Is Return of Premium Life Insurance Too Good to be True?
First of all what is it? Premium, as far as insurance is concerned, is the term used to describe the amount of money you pay the insurance company in order for them to provide coverage. Return of Premium is a type of life insurance that does just what it says it does, returns that premium to you. With this type of life insurance, once you reach the end of your term, the insurance company gives you a check for all of the monthly insurance payments you’ve made over the years. The life insurance is essentially free. That’s a deal that’s impossible to beat. Or is it?
First you have to ask a few questions. Why would an insurance company offer this type of insurance if they don’t even keep the money? There has to be something in it for them. Well the answer to this question comes in a couple layers. First off, what do insurance companies do with all the money they get every month? A portion of it goes towards paying claims, but the rest is invested to increase their profits. Therefore, insurance companies want to boost those monthly premium payments as much as possible. Offering return of premium insurance helps the insurance company sell more policies because they can pitch it as free insurance, but it also boosts total premiums because the Return of Premium policies are more expensive.
Secondly, there’s a bit of a catch to these policies. If you don’t keep making your payments until the term is completely up, the insurance company doesn’t pay you back you premiums. Let’s say at age 40 with a few young children, you purchase a 30 year Return of Premium(ROP) policy. You pay the premiums for 20 years, but then at age 60 you get laid off and you can’t find a new job. Your budget needs to tighten up in a hurry. Since you realize your kids are now in their 20’s and 30’s and they’ll be able to support themselves if something happens to you, you surrender the policy. If this happens, you will have ended up paying much more money for an extra benefit that you won’t even get to take advantage of. The insurance company is banking on you having to cancel your policy before the term is up and not having to pay you back.
Consider this:
A Return of Premium Policy typically costs from 50%-100% more than a regular term life policy. A healthy 30 year old male can buy a 30 year level term policy with $500,000 of coverage for about $35 per month. If he outlives the policy he simply walks away having paid into it for 30 years. That same male can purchase a 30 year Return of Premium policy for about $55-$70 per month on average. Purchasing the regular term policy will cost the policy owner $12,600 over 30 years, while the Return of Premium policy owner will pay out $22,500 over the same time. If the ROP policy holder keeps the policy for 30 years, he gets the entire $22,500 back(Sweet!), where the regular policy would leave him $12,600 poorer.

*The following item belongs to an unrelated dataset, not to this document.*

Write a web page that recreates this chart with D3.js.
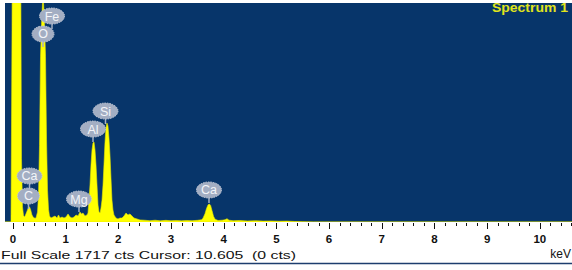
<!DOCTYPE html>
<html>
<head>
<meta charset="utf-8">
<script src="https://cdn.jsdelivr.net/npm/d3@7"></script>
<style>
  html, body { margin: 0; padding: 0; background: #fff; }
  svg { display: block; }
  text { font-family: "Liberation Sans", Arial, sans-serif; }
</style>
</head>
<body>
<div id="chart"></div>
<script>
// Spectrum: energy (keV) and counts
const energy = [
  -0.15, -0.036, -0.017, 0.002, 0.059, 0.116, 0.144, 0.163, 0.182, 0.201, 0.220,
  0.239, 0.268, 0.296, 0.315, 0.334, 0.362, 0.391, 0.419, 0.438, 0.467,
  0.486, 0.505, 0.524, 0.543, 0.562, 0.571, 0.581, 0.600, 0.619, 0.638, 0.657, 0.676, 0.694,
  0.723, 0.761, 0.799, 0.837, 0.865, 0.894, 0.932, 0.970, 1.008, 1.046, 1.084, 1.122,
  1.160, 1.198, 1.236, 1.273, 1.302, 1.330, 1.368, 1.406,
  1.425, 1.444, 1.463, 1.482, 1.501, 1.520, 1.539, 1.558, 1.577, 1.596, 1.615, 1.634, 1.653, 1.672,
  1.691, 1.710, 1.728, 1.747, 1.766, 1.785, 1.804, 1.823, 1.842, 1.861, 1.880, 1.899, 1.918, 1.956,
  1.994, 2.032, 2.070, 2.108, 2.146, 2.184, 2.222, 2.260, 2.298, 2.355, 2.412,
  2.50, 2.60, 2.70, 2.80, 2.90, 3.00, 3.10, 3.20, 3.30, 3.40, 3.50, 3.58,
  3.607, 3.645, 3.674, 3.704, 3.729, 3.752, 3.778, 3.807, 3.836, 3.893, 3.97, 4.025, 4.063, 4.101,
  4.18, 4.30, 4.45, 4.60, 4.75, 4.90, 5.05, 5.20, 5.35, 5.50, 5.70, 10.61
];
const counts = [
  0, 0, 1500, 3500, 5000, 4000, 2500, 500, 120, 50, 40,
  55, 85, 115, 118, 100, 55, 35, 30, 31, 78,
  212, 600, 1300, 1550, 1720, 1760, 1720, 1550, 1300, 650, 250, 100, 47,
  31, 39, 47, 31, 55, 31, 39, 31, 39, 63, 39, 31,
  39, 55, 47, 78, 63, 70, 47, 55,
  70, 172, 290, 447, 565, 620, 627, 565, 447, 290, 133, 78, 70, 110,
  172, 290, 447, 620, 737, 776, 753, 659, 525, 345, 172, 94, 55, 31,
  24, 31, 31, 47, 70, 55, 63, 47, 31, 24, 16,
  14, 10, 14, 9, 13, 10, 12, 9, 12, 10, 13, 18,
  30, 65, 105, 135, 141, 130, 90, 45, 22, 12, 14, 18, 26, 14,
  10, 12, 8, 10, 7, 8, 6, 7, 4, 2, 0, 0
];

// Element markers
const markerNames = ['Fe', 'O', 'Si', 'Al', 'Ca', 'C', 'Mg', 'Ca'];
const markerEnergy = [0.742, 0.571, 1.757, 1.520, 0.315, 0.296, 1.254, 3.721];
const markerLevel = [1615, 1474, 870, 729, 361, 204, 180, 251];

const xTicks = [0, 1, 2, 3, 4, 5, 6, 7, 8, 9, 10];
const fullScale = 1717;

const W = 572, H = 270;
const plot = { left: 5, right: 572, top: 3, bottom: 222 };

const svg = d3.select('#chart').append('svg')
  .attr('width', W).attr('height', H);

const x = d3.scaleLinear().domain([-0.15, 10.61]).range([plot.left, plot.right]);
const y = d3.scaleLinear().domain([0, fullScale]).range([plot.bottom, plot.top]);

svg.append('defs').append('clipPath').attr('id', 'plot-clip')
  .append('rect')
  .attr('x', plot.left).attr('y', plot.top)
  .attr('width', plot.right - plot.left).attr('height', plot.bottom - plot.top);

svg.append('rect')
  .attr('x', plot.left).attr('y', plot.top)
  .attr('width', plot.right - plot.left).attr('height', plot.bottom - plot.top)
  .attr('fill', '#07356a');

const data = energy.map((e, i) => ({ e, c: counts[i] }));

const area = d3.area()
  .x(d => x(d.e))
  .y0(y(0))
  .y1(d => y(d.c));

const g = svg.append('g').attr('clip-path', 'url(#plot-clip)');
g.append('path')
  .datum(data)
  .attr('d', area)
  .attr('fill', '#ffff00')
  .attr('stroke', '#e8e800')
  .attr('stroke-width', 0.6);

// markers: stem then bubble
const markers = markerNames.map((n, i) => ({ n, e: markerEnergy[i], c: markerLevel[i] }));
const mg = g.append('g');
mg.selectAll('line').data(markers).join('line')
  .attr('x1', d => x(d.e)).attr('x2', d => x(d.e))
  .attr('y1', d => y(d.c)).attr('y2', d => y(d.c) + 13)
  .attr('stroke', '#a5b0c4').attr('stroke-width', 1.5);
mg.selectAll('ellipse').data(markers).join('ellipse')
  .attr('cx', d => x(d.e)).attr('cy', d => y(d.c))
  .attr('rx', d => d.n.length > 1 ? 12.5 : 11).attr('ry', 8)
  .attr('fill', '#a3aec3')
  .attr('stroke', '#c3cad8').attr('stroke-width', 1)
  .attr('stroke-dasharray', '1.5,1');
mg.selectAll('text').data(markers).join('text')
  .attr('x', d => x(d.e)).attr('y', d => y(d.c) + 4.5)
  .attr('text-anchor', 'middle')
  .attr('font-size', 12.5)
  .attr('fill', '#f3f5f9')
  .text(d => d.n);

svg.append('text')
  .attr('x', 568).attr('y', 12)
  .attr('text-anchor', 'end')
  .attr('font-size', 12).attr('font-weight', 'bold')
  .attr('fill', '#e0e41c')
  .attr('textLength', 76).attr('lengthAdjust', 'spacingAndGlyphs')
  .text('Spectrum 1');

// ticks hanging under the plot
const minor = d3.range(0, 10.61, 0.2);
svg.append('g').selectAll('line').data(minor).join('line')
  .attr('x1', d => Math.round(x(d)) + 0.5).attr('x2', d => Math.round(x(d)) + 0.5)
  .attr('y1', plot.bottom + 1)
  .attr('y2', d => Math.abs(d - Math.round(d)) < 1e-6 ? plot.bottom + 7 : plot.bottom + 4)
  .attr('stroke', '#111').attr('stroke-width', 1);

svg.append('g').selectAll('text').data(xTicks).join('text')
  .attr('x', d => x(d)).attr('y', 242.5)
  .attr('text-anchor', 'middle')
  .attr('font-size', 11.5).attr('font-weight', 'bold')
  .attr('fill', '#111')
  .text(d => d);

svg.append('text')
  .attr('x', 1).attr('y', 258.5)
  .attr('font-size', 11.5)
  .attr('fill', '#111')
  .attr('textLength', 295).attr('lengthAdjust', 'spacingAndGlyphs')
  .attr('xml:space', 'preserve')
  .text('Full Scale 1717 cts Cursor: 10.605  (0 cts)');

svg.append('text')
  .attr('x', 571).attr('y', 258)
  .attr('text-anchor', 'end')
  .attr('font-size', 12)
  .attr('fill', '#111')
  .text('keV');

svg.append('line')
  .attr('x1', 0).attr('x2', W)
  .attr('y1', 263.5).attr('y2', 263.5)
  .attr('stroke', '#1d3d6e').attr('stroke-width', 1.5);
</script>
</body>
</html>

But let’s think this through a bit first, if the insurance company just takes the extra money you pay for the ROP policy and invests it in order to return your premiums, wouldn’t it make sense for you to consider taking that extra money and investing it on your own? In this case, the extra cost of a ROP policy is about $33 per month. Investing that $33 per month on your own with a modest 7% return, would grow to $38,800 over the 30 year period (the 30 year average stock market return of 12% would have grown your $33 per month investments to over $100,000!).
Purchasing a standard term policy and investing the difference results in an additional $16,300 for the policy holder vs. purchasing the Return of Premium policy. In addition to superior returns, buying the less expensive regular term policy and investing the difference also gives you more flexibility and safety. This is because you do not need to keep the policy in place for the entire term in order to access your investment savings. So if you find yourself unable to afford your regular term policy 10 years before the term expires, you’ll still have accumulated close to $17,000 which is yours to keep no matter what.

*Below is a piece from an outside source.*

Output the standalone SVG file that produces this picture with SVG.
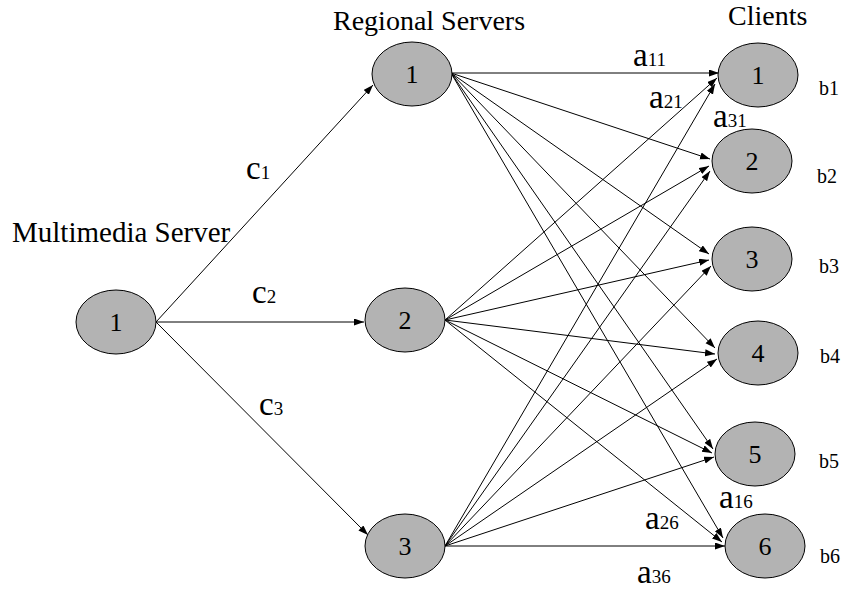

Does it ever make sense to buy a ROP policy?
Rarely. There are probably only a couple situations where you may want to consider a Return of Premium policy.
- You have tons of money already invested in other areas, are maxing out all of your retirement accounts and you expect to be in a high tax bracket when the term ends. An ROP policy can serve as an alternative investment for diversification and the return of premium paid by the insurance company is not taxable.
- You are not committed to setting money aside or investing and if you had a choice of what to do with the extra savings, you would be tempted to simply spend it. Discipline is a very normal and common challenge, and in this scenario there is some benefit to the ROP policy because it acts as a forced savings account. However, someone who has financial discipline concerns may find it difficult to maintain the policy payments for the entirety of the term.
My philosophy is typically to give as little money as possible to insurance companies. Pay them for the right amount of insurance protection and stay away from expensive extra features. Then set aside as much money as you can for yourself!